Janet Protasiewicz, left, celebrates with Supreme Court Justice Ann Walsh Bradley before being sworn in as a Wisconsin Supreme Court justice, credit Morry Gash, AP

Psychologists tell us that bad players engage in projection in order to shift blame for their own misdeeds onto others. That was certainly the case in the Badger State this week, when a spokesperson for the beleaguered Republican Party of Wisconsin tried to suggest that the ascendance of a liberal majority on the state’s Supreme Court— which was completed on Tuesday with the swearing-in of newly-elected Justice Janet Protasiewicz—would lead to “an era of hyper-partisanship brought on by Protasiewicz and her allies as they use the courts to implement their partisan policy agenda.”

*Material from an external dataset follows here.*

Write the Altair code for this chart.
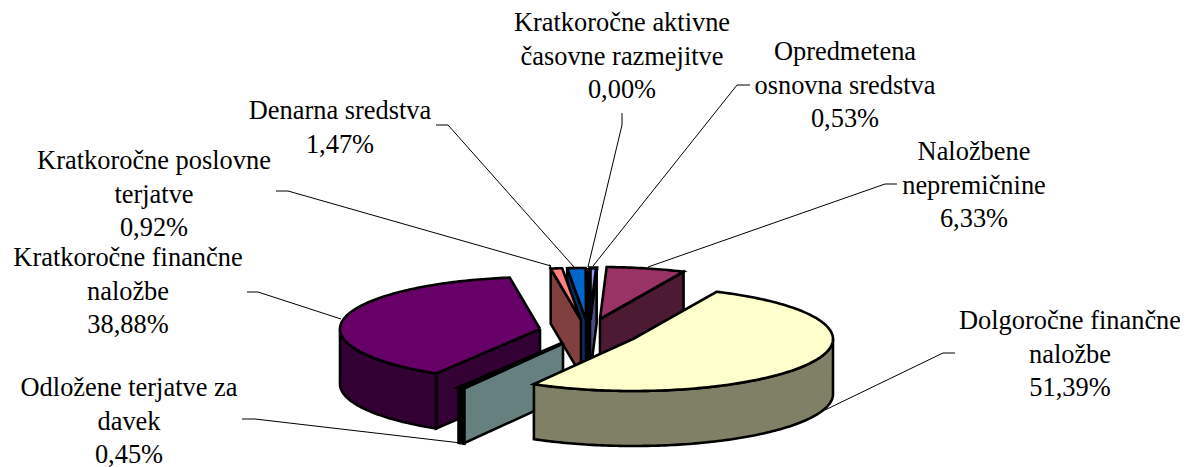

In fact, the new 4-3 bloc on the highest court of the nation’s most contentious battleground state is in a position to finally bring an end to the era of extremism that kicked off more than a decade ago, when a conservative majority made the court an extension of rigidly right-wing Republican Governor Scott Walker. Throughout Walker’s eight-year tenure as a fiercely anti-union and pro-corporate governor, the court upheld even his most radical and lawless moves. And after Walker’s defeat in 2018, the court continued to do the bidding of the Republicans who control the state legislature—most recently by maintaining radically gerrymandered legislative district lines that tip the balance in favor of GOP candidates, and by regularly sustaining Republican assaults on voting rights and democracy itself.